Government interventions in the construction market must avoid perpetuating a broken model

Mark Farmer new 2020

The future for construction is looking pretty precarious at the moment. It does not take a rocket scientist to work out that with a Bank of England forecast of 14% GDP contraction, 8% unemployment and a record breaking low PMI purchaser confidence index we are in for a rocky ride.

Current focus has been on re-opening suspended construction sites and addressing what has become an emotive issue of trading off worker/public safety against a desire to continue to work and avoid a business sector catastrophe.

Unfortunately the site productivity, labour and material supply issues related to continuing with committed construction work are the tip of the iceberg when it comes to the longer-term ramifications of the covid-19 crisis. Economic confidence has been shot to pieces and this will require government intervention to ensure construction has some form of safety net from what could be an unprecedented capacity shrinkage.

Economic confidence has been shot to pieces and this will require government intervention to ensure construction has some form of safety net

The government needs to think seriously about the shape and form of the interventions it makes. Some of these are already visible such as the commitment to accelerated spend such as early HS2 civils packages and further design work. There is already a programme of social and economic infrastructure investment to ensure some demand is pumped into the sector, and this may well be increased.

As with all downturns the real danger is to default to a ‘route 1’ approach which perpetuates a broken model to deploy tax-payer support and deliver built assets. In the housing sector, further Help to Buy funding, government unsold stock acquisition programmes or other supply side grant funding or investment initiatives that are not conditioned on delivering better quality and holistic outcomes would be classic examples of such a mistake.

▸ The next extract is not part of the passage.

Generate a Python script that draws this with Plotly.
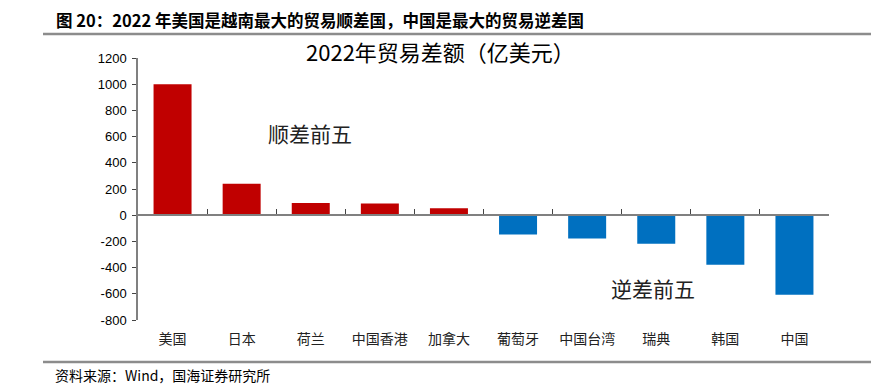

The political and economic agenda ahead has to focus on a good recovery not any old recovery. When the chips are down certain quarters of our industry will push back on red tape and over-regulation. It is crystal clear we need to make processes such as planning and procurement more efficient not through relaxation of standards but technology enablement and simplification of process. This is not about lowering the bar and society is now expecting more from the built environment than ever before.

That does mean we need to better regulate for decarbonising our built environment. It does mean ºÚ¶´ÉçÇø Regulations need to control and incentivise better processes and competent workers that restore public confidence in delivering safe buildings, and it does mean we need to promote design, placemaking and technical quality, not dilute it through promoting a false dialogue about it costing more (the implication being less profits).

Promoting business as usual now would be a Luddite philosophy that threatens our entire sector’s future. We need to build for the long term and change thinking that says the route to winning more work in a demand constrained market is to bid below cost and deal with the consequences later rather than fund sustainable margin and cheaper pricing through new business models that promote efficiency and integrated planning. I am afraid this time around the Modernise or Die choice will become more apposite then ever.

It would not be too difficult to bring central, regional and local government together with housing associations and private enterprise to drive a ‘Homes for Heroes’ type initiative

Now is also the time to build longer-term delivery resilience by reducing dependence on site labour. The gradual shift to increasing pe-manufactured value (PMV) through a combination of the (MMC) will be under the spotlight like never before. The ability to build robust and integrated materials and labour supply chains will be scrutinised heavily and will challenge accepted wisdom in terms of flexibility and subcontract devolvement of responsibility. This might force collaborations and partnerships that we have not seen before to finally address the huge fragmentation we suffer from. It will also challenge accepted procurement models and it will change business and delivery model thinking from ‘contracting’ and ‘building’ to ‘integration’ and ‘assembly’.

So now is the time to amplify not diminish government’s commitment to the 10 pillars of its industrial strategy, ambitions centered on procurement, productivity, skills, R&D, technology, clean growth and the like.

Beyond the government’s commitments to social and economic infrastructure, in the residential sector that I work in, there is the potential for a simple but neat ‘big idea’ to capture what seems to be a unified public and political mood of support in this country. It would not be too difficult to bring central, regional and local government together with housing associations and private enterprise to drive a ‘Homes for Heroes’ type initiative.

Underpinned by a grand coalition of apolitical unity and purpose, it would be aimed at delivering homes to the much broader definition of key workers who have helped us get through the covid -19 crisis. These would be affordable, quality homes, meeting all the carbon, safety and quality ambitions highlighted above, delivered across a variety of rental, ownership and hybrid tenures but all at an acceptable price point. Funded, planned for and procured as a major programme with central and devolved government and Homes England support, it would utilise the very best in scalable innovation and technology.

What a simple way to make sure this crisis can ultimately lead to a positive legacy, for our industry and society – expect to hear more about this in the near future.

Mark Farmer is CEO of Cast Consultancy & UK MMC Champion for Homebuilding.